The second type of prayer is that the family must be a school of prayer. The family must engage in family prayer. They must pray together. It is not only Daddy praying and Mommy praying and Ate and Kuya praying, by themselves. That is correct. But more than that, the family—the father, the mother, the children—must pray together. The duty to teach prayer, the duty to teach the faith and transmit our faith rests on the parents not on the school. Good children are made at home by good parents. Parents can send their children to the best schools but unless they set their hearts on being good parents, money is just wasted on high tuition fees because the best teacher is the example of a good parent.
When most of us here were children, we did not have computers. We did not have game boys and we did not have the Internet. We wanted Stories. We asked our elders to read books to us. When I wanted stories, I told my parents, my elders, my ate and my kuya, to tell me stories. Now that I am an adult, I realize that when I asked my parents to tell me stories and they had no more stories, they just retold the old stories. I didn’t mind because those stories taught me how to be makatao. Those stories taught me how to be defeated and still be able to laugh. Those stories taught me how to win and yet be humble. Those stories taught me how to do pakikipagkapwa-tao. Unfortunately, when our children ask us to tell them stories, we tell them, “Please play with your game boy, go to your computers, surf the net and collect your stories there.” Unfortunately, there is no computer game, there is no computer story that will teach our children how to be human beings. Computers and machines have no feelings. I am afraid that when our children grow, up they will not turn out to be humans but computers incapable of feeling, teamwork, relating, and loving because these are things only a human being can transmit to fellow human beings.

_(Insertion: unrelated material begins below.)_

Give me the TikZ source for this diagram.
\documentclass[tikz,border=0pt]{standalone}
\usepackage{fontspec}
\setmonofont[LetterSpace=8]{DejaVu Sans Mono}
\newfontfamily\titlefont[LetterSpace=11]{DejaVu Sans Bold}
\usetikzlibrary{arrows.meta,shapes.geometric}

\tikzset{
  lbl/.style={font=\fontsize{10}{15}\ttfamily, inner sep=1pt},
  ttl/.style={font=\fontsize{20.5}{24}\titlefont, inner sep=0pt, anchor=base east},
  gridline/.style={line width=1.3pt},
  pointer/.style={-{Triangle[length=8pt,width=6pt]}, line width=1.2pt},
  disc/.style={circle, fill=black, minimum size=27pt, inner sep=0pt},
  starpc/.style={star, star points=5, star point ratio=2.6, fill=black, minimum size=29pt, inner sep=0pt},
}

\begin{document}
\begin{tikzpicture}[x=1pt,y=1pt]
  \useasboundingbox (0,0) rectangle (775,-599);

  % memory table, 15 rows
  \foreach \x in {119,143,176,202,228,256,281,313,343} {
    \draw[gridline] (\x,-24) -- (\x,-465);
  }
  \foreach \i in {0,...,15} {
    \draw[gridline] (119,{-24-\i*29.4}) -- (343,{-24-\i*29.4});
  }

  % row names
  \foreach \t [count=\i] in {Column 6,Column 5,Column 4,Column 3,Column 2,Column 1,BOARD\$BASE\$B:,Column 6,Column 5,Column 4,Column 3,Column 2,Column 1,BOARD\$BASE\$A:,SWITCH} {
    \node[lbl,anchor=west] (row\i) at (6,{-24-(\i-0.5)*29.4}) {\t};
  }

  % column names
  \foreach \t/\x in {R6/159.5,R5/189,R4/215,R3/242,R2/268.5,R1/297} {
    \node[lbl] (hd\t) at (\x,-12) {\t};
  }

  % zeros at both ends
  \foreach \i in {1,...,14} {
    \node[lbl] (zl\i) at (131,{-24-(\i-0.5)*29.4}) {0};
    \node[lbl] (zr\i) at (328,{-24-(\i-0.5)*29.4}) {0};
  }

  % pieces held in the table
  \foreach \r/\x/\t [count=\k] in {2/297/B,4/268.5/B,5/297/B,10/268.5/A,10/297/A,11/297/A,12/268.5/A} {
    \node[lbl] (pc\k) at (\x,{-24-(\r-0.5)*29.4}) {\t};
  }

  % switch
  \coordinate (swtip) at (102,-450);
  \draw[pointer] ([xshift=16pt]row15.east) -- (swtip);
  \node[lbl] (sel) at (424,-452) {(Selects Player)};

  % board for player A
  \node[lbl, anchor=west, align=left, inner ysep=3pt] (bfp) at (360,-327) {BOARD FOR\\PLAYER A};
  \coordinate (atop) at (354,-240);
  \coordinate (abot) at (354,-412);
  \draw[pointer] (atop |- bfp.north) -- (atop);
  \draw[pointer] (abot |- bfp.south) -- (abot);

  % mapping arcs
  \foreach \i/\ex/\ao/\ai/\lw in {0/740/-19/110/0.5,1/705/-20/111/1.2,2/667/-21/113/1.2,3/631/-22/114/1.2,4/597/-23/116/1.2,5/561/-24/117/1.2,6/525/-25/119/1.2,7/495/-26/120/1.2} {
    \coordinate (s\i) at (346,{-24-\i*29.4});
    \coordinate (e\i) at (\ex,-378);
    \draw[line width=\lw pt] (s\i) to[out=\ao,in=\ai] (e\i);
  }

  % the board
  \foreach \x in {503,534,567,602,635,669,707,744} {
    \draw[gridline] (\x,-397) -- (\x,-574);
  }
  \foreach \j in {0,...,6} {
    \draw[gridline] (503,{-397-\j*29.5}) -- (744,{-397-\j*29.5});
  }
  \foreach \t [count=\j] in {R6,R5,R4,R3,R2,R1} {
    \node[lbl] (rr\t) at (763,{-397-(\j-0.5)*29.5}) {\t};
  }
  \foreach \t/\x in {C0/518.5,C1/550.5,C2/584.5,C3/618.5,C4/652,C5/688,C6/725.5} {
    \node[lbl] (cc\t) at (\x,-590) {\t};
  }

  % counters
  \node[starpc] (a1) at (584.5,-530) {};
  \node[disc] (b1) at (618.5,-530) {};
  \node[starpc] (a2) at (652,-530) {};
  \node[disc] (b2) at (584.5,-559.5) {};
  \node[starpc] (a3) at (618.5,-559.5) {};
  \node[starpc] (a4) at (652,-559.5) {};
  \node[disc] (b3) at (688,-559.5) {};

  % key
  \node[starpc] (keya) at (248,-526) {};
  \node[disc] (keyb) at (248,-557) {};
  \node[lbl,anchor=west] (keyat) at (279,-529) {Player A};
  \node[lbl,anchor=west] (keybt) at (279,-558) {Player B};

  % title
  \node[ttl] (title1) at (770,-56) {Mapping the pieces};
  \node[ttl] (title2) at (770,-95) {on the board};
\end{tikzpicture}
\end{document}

The third component of prayer in the Holy Family of Jesus, Mary and Joseph is that they did not only pray individually. They did not only pray as a family. They prayed with other families. They prayed with other families in the temple. That is why Mary and Joseph carried Jesus to the temple. It is as if they were going to Church, fulfilling their obligations as all Jewish families do. It is very rewarding and heartwarming for me to see families come together for Sunday Eucharist. It is so fulfilling for me as a priest to see families coming together for Mass on Sundays. It is not only a privilege, it is a duty for parents and children to come together to the same Sunday Mass, to the same altar, partaking of the same bread and the same cup because a praying family is not only a praying family by itself. A praying family must join other families, realizing that we belong to a bigger family, with God as our Father.
The family that prays together stays together: If the whole word is our family, and if only the whole world will pray as a family, this world will stay together, and the threat of war will be behind us. War will not be a reality staring at our faces. It is also Fr. Peyton who said that, “A world at prayers is a world at peace.”
This is our reality: husbands and wives fighting, children fighting their parents, brothers and sisters fighting each other. My solution might sound simplistic but it has been tested by time and proven effective. The family that prays together, stays together. That is why Jesus, Mary and Joseph, their memory celebrated, is an example of personal prayer, family prayer and community prayer.